The decorated Christmas tree, another symbol of modern day Christmas, has its current roots in German culture. However, evergreens were long seen as important symbols of life and immortality - the Vikings, the Celtic Druids, and even the early Romans believed this. All of these cultures used evergreen boughs, brought into homes, to ward off evil spirits.
The list goes on - from the tradition of giving gifts to the creation of Santa Claus and the reindeer - Christmas as a holiday is a fusion of religious and secular beliefs that together has created one of the most celebrated holidays in the world.
Today, the spread of Christmas to Asian nations has little to do with Christianity and more to do with the popularity and pervasiveness of western culture and traditions. The holiday, in Asia as well as in the rest of the world, has become more about having a party, getting gifts, and celebrating with friends and family, than about the birth of a man thought by the Christian world to be the Son of God.
So, is this a bad thing?
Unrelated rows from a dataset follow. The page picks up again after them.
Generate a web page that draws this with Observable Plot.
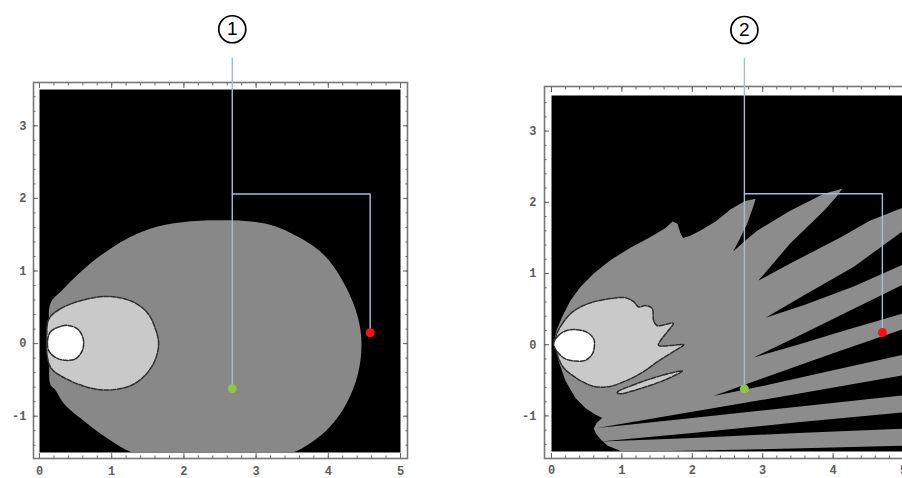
<!DOCTYPE html>
<html><head><meta charset="utf-8">
<script src="https://cdn.jsdelivr.net/npm/d3@7"></script>
<script src="https://cdn.jsdelivr.net/npm/@observablehq/plot@0.6"></script>
<style>
body{margin:0;background:#fff;}
#wrap{position:relative;width:902px;height:478px;overflow:hidden;background:#fff;}
#wrap svg{position:absolute;top:0;}
</style></head><body><div id="wrap"></div>
<script>
// ---- tick labels ----
const xTicks = [0, 1, 2, 3, 4, 5];
const yTicks = [-1, 0, 1, 2, 3];

// ---- panel 1 regions (x, y data coordinates) ----
const leftGray = [[0.15,0.55],[0.31,0.73],[0.52,0.94],[0.84,1.21],[1.30,1.49],[1.76,1.64],[2.45,1.70],[3.14,1.65],[3.60,1.46],[3.97,1.19],[4.25,0.77],[4.41,0.36],[4.46,0.00],[4.41,-0.42],[4.25,-0.83],[4.02,-1.15],[3.74,-1.38],[3.44,-1.52],[2.4,-1.56],[1.35,-1.52],[0.98,-1.33],[0.66,-1.10],[0.34,-0.83],[0.22,-0.64],[0.15,-0.56],[0.15,0.0]];
const leftLight = [[0.13,0.34],[0.29,0.48],[0.57,0.59],[0.93,0.65],[1.26,0.59],[1.49,0.43],[1.60,0.22],[1.65,0.00],[1.60,-0.23],[1.46,-0.44],[1.26,-0.58],[0.93,-0.64],[0.66,-0.60],[0.38,-0.49],[0.17,-0.35],[0.11,-0.19],[0.10,0.10]];
const leftWhite = [[0.11,0.02],[0.15,0.16],[0.27,0.23],[0.40,0.25],[0.54,0.19],[0.61,0.04],[0.59,-0.10],[0.50,-0.21],[0.36,-0.23],[0.22,-0.19],[0.13,-0.10]];
const leftGreen = [[2.67,-0.62]];
const leftRed = [[4.58,0.15]];
const leftCallV = [[2.67,3.93],[2.67,-0.62]];
const leftCallH = [[2.67,2.06],[4.58,2.06],[4.58,0.15]];
const leftBadge = [[2.67,4.33,"1"]];

// ---- panel 2 regions ----
const rightGray = [[0.03,0.01],[0.07,0.20],[0.16,0.41],[0.27,0.62],[0.41,0.81],[0.60,1.00],[0.84,1.19],[1.12,1.36],[1.40,1.51],[1.62,1.64],[1.72,1.73],[1.79,1.70],[1.83,1.57],[1.87,1.50],[1.97,1.53],[2.11,1.60],[2.33,1.73],[2.54,1.90],[2.75,2.02],[2.90,2.05],
  [2.87,1.95],[2.78,1.70],[2.64,1.42],[2.58,1.31],
  [2.75,1.46],[2.92,1.60],[3.39,1.88],[3.87,2.12],[4.13,2.19],
  [4.05,2.08],[3.87,1.88],[3.39,1.42],[3.06,1.04],[2.94,0.90],
  [3.39,1.14],[4.11,1.51],[4.52,1.74],[5.0,1.93],
  [5.0,-1.5],[1.0,-1.5],[0.80,-1.42],[0.70,-1.33],[0.64,-1.26],[0.60,-1.18],[0.64,-1.10],[0.72,-1.03],
  [0.62,-0.98],[0.48,-0.89],[0.34,-0.75],[0.20,-0.51],[0.10,-0.23],[0.06,-0.05]];
const gap3 = [[3.04,0.38],[3.6,0.70],[4.3,1.10],[5.0,1.60],[5.0,1.13],[4.3,0.82],[3.6,0.56]];
const gap4 = [[2.87,-0.18],[3.5,0.12],[4.2,0.46],[5.0,0.85],[5.0,0.44],[4.2,0.21],[3.5,0.0]];
const gap5 = [[2.30,-0.72],[3.0,-0.47],[4.0,-0.12],[5.0,0.22],[5.0,-0.14],[4.0,-0.36],[3.0,-0.58]];
const gap6 = [[0.65,-1.17],[2.0,-0.94],[3.5,-0.69],[5.0,-0.43],[5.0,-0.71],[3.5,-0.87],[2.0,-1.03]];
const gap7 = [[0.70,-1.36],[2.0,-1.24],[3.5,-1.09],[5.0,-0.95],[5.0,-1.18],[3.5,-1.24],[2.0,-1.31]];
const gap8 = [[1.30,-1.50],[3.0,-1.47],[5.0,-1.42],[5.0,-1.50]];
const rightLight = [[0.06,0.10],[0.15,0.29],[0.30,0.46],[0.53,0.58],[0.86,0.65],[1.05,0.66],[1.17,0.60],[1.24,0.53],[1.33,0.55],[1.43,0.51],[1.45,0.34],[1.50,0.27],[1.73,0.30],[1.66,0.20],[1.55,0.06],[1.52,-0.01],[1.71,-0.01],[1.88,0.00],[1.76,-0.08],[1.52,-0.23],[1.29,-0.39],[1.05,-0.51],[0.81,-0.59],[0.58,-0.58],[0.34,-0.46],[0.17,-0.32],[0.08,-0.13]];
const rightSliver = [[0.93,-0.67],[1.15,-0.57],[1.57,-0.43],[1.86,-0.37],[1.60,-0.50],[1.15,-0.65],[0.98,-0.69]];
const rightWhite = [[0.03,0.01],[0.10,0.13],[0.22,0.20],[0.36,0.21],[0.51,0.17],[0.60,0.08],[0.61,-0.01],[0.58,-0.13],[0.48,-0.22],[0.34,-0.23],[0.20,-0.20],[0.10,-0.12]];
const rightGreen = [[2.74,-0.62]];
const rightRed = [[4.70,0.17]];
const rightCallV = [[2.74,4.02],[2.74,-0.62]];
const rightCallH = [[2.74,2.12],[4.70,2.12],[4.70,0.17]];
const rightBadge = [[2.74,4.42,"2"]];

const pts = a => a.map(([x, y, label]) => ({x, y, label}));
const minorX = d3.range(0, 51, 2).map(v => v / 10);
const minorY = d3.range(-14, 35, 2).map(v => v / 10);

function panel(o) {
  const poly = (arr, opts) => Plot.line(pts(arr), {x: "x", y: "y", curve: "linear-closed", clip: true, ...opts});
  const tk = {label: null, tickFormat: () => "", stroke: "#666", strokeWidth: 1};
  const lab = {label: null, tickSize: 0, fontSize: 12, fontWeight: "bold", fontFamily: "Liberation Mono, DejaVu Sans Mono, monospace", fill: "#5e5e5e", tickFormat: d => String(d)};
  return Plot.plot({
    width: o.width, height: 478,
    marginLeft: o.ml, marginRight: o.mr, marginTop: o.mt, marginBottom: o.mb,
    x: {domain: [0, 5]}, y: {domain: [-1.5, 3.5]},
    style: {background: "transparent", overflow: "visible"},
    marks: [
      Plot.frame({fill: "#000"}),
      poly(o.gray, {fill: o.grayColor, stroke: "none", curve: o.grayCurve}),
      ...o.gaps.map(g => poly(g, {fill: "#000", stroke: "none"})),
      ...o.light.map(l => poly(l, {fill: "#c9c9c9", stroke: "#2e2e2e", strokeWidth: 1.5, strokeDasharray: "5 1.5", curve: "catmull-rom-closed"})),
      poly(o.white, {fill: "#fff", stroke: "#2e2e2e", strokeWidth: 1.5, strokeDasharray: "5 1.5", curve: "catmull-rom-closed"}),
      Plot.frame({stroke: "#777", strokeWidth: 1.6, insetLeft: -o.fl, insetRight: -o.fr, insetTop: -o.ft, insetBottom: -o.fb}),
      Plot.axisX({anchor: "bottom", ticks: minorX, tickSize: -2.5, dy: o.fb, ...tk}),
      Plot.axisX({anchor: "bottom", ticks: xTicks, tickSize: -5, dy: o.fb, ...tk}),
      Plot.axisX({anchor: "top", ticks: minorX, tickSize: -2.5, dy: -o.ft, ...tk}),
      Plot.axisX({anchor: "top", ticks: xTicks, tickSize: -5, dy: -o.ft, ...tk}),
      Plot.axisY({anchor: "left", ticks: minorY, tickSize: -2.5, dx: -o.fl, ...tk}),
      Plot.axisY({anchor: "left", ticks: yTicks, tickSize: -5, dx: -o.fl, ...tk}),
      Plot.axisY({anchor: "right", ticks: minorY, tickSize: -2.5, dx: o.fr, ...tk}),
      Plot.axisY({anchor: "right", ticks: yTicks, tickSize: -5, dx: o.fr, ...tk}),
      Plot.axisX({anchor: "bottom", ticks: xTicks, tickPadding: 14, ...lab}),
      Plot.axisY({anchor: "left", ticks: yTicks, tickPadding: o.yPad, ...lab}),
      Plot.line(pts(o.callV), {x: "x", y: "y", stroke: "#a6bbdb", strokeWidth: 1.4}),
      Plot.line(pts(o.callH), {x: "x", y: "y", stroke: "#a6bbdb", strokeWidth: 1.4}),
      Plot.dot(pts(o.green), {x: "x", y: "y", r: 4.5, fill: "#8dc63f", stroke: "none"}),
      Plot.dot(pts(o.red), {x: "x", y: "y", r: 4.5, fill: "#ff1010", stroke: "none"}),
      Plot.dot(pts(o.badge), {x: "x", y: "y", r: 13.5, fill: "#fff", stroke: "#000", strokeWidth: 1.7}),
      Plot.text(pts(o.badge), {x: "x", y: "y", text: "label", fontSize: 19, fontFamily: "Liberation Sans, Arial, sans-serif", fill: "#000"})
    ]
  });
}

const wrap = document.getElementById("wrap");
const p1 = panel({width: 451, ml: 39, mr: 51, mt: 89, mb: 26, fl: 6, fr: 7, ft: 7, fb: 6, yPad: 13,
  gray: leftGray, grayColor: "#888888", grayCurve: "catmull-rom-closed", gaps: [], light: [leftLight], white: leftWhite,
  green: leftGreen, red: leftRed, callV: leftCallV, callH: leftCallH, badge: leftBadge});
p1.style.left = "0px";
wrap.appendChild(p1);
const p2 = panel({width: 460, ml: 100, mr: 8, mt: 95, mb: 27, fl: 7, fr: 7, ft: 9, fb: 7, yPad: 15,
  gray: rightGray, grayColor: "#8c8c8c", grayCurve: "linear-closed", gaps: [gap3, gap4, gap5, gap6, gap7, gap8], light: [rightLight, rightSliver], white: rightWhite,
  green: rightGreen, red: rightRed, callV: rightCallV, callH: rightCallH, badge: rightBadge});
p2.style.left = "451px";
wrap.appendChild(p2);
</script></body></html>
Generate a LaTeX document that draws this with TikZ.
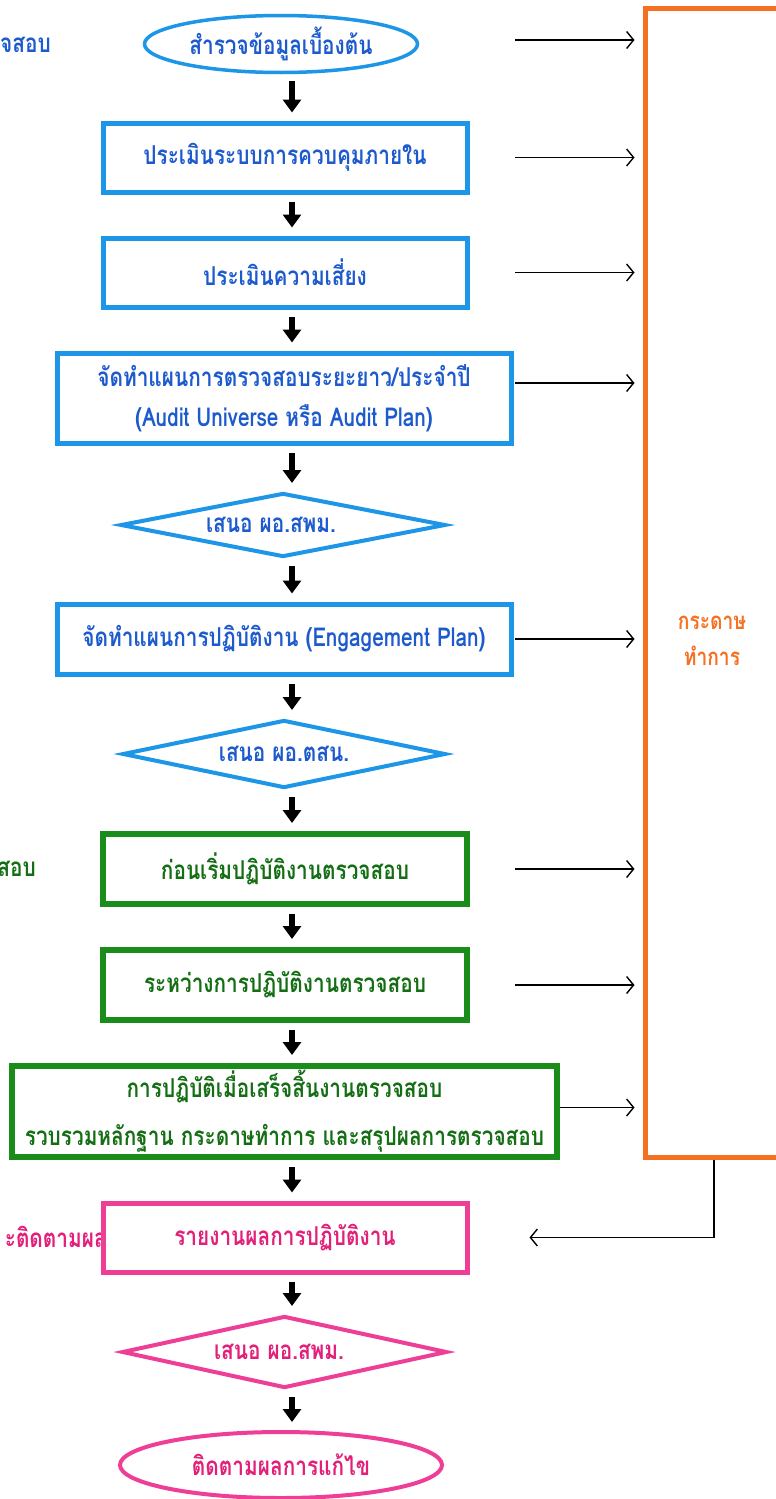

Is this spreading of a secular Christmas to non-Christian nations damaging to the original intent? Is it ok to sing Christmas carols and give presents when you don't believe in Jesus or even in one god?
It is said that Christmas as we Americans celebrate it today was born out of the Victorian era. That we as a nation took the holiday from its pagan roots of a time of gluttony, indulgence and raucous behavoir and elevated it to focus on the ideas of charity and kindness, peace on earth and goodwill toward man. If that is true, then we also have the power to distance it from its current over exposure of spending sprees and commercialization.
When I was a little girl, I believed in Santa Claus, reindeer and baking Christmas cookies. I believed in Christmas vacation, snowmen and red and green paper chains counting down the days until I would run downstairs and see a decorated pine tree with colorfully wrapped presents underneath. I gave money to the Salvation army, bought toys for kids who didn't have any, and ate Christmas dinner surrounded by my family.
None of these things had anything to do with the birth of Jesus Christ, yet I don't think that partaking in any of these traditions was wrong. Even if I hadn't been taught "the true meaning of Christmas," (in the Christian sense) I still new Christmas was a time of love, a time of giving, and a time of kindness. And if that is the message being passed around the world, then what harm is there in that?
I love Christmas. I love the Bible story of Jesus in the manger, the visit of the three wise men, and the star of Bethlahem guiding the way. I love the carol about the little shepard with nothing to give, getting Christmas cards in the mail, decorating Christmas trees and baking Christmas cookies. And, I don't think there is anything wrong with it, provided there is some understanding of the roots of the tradition.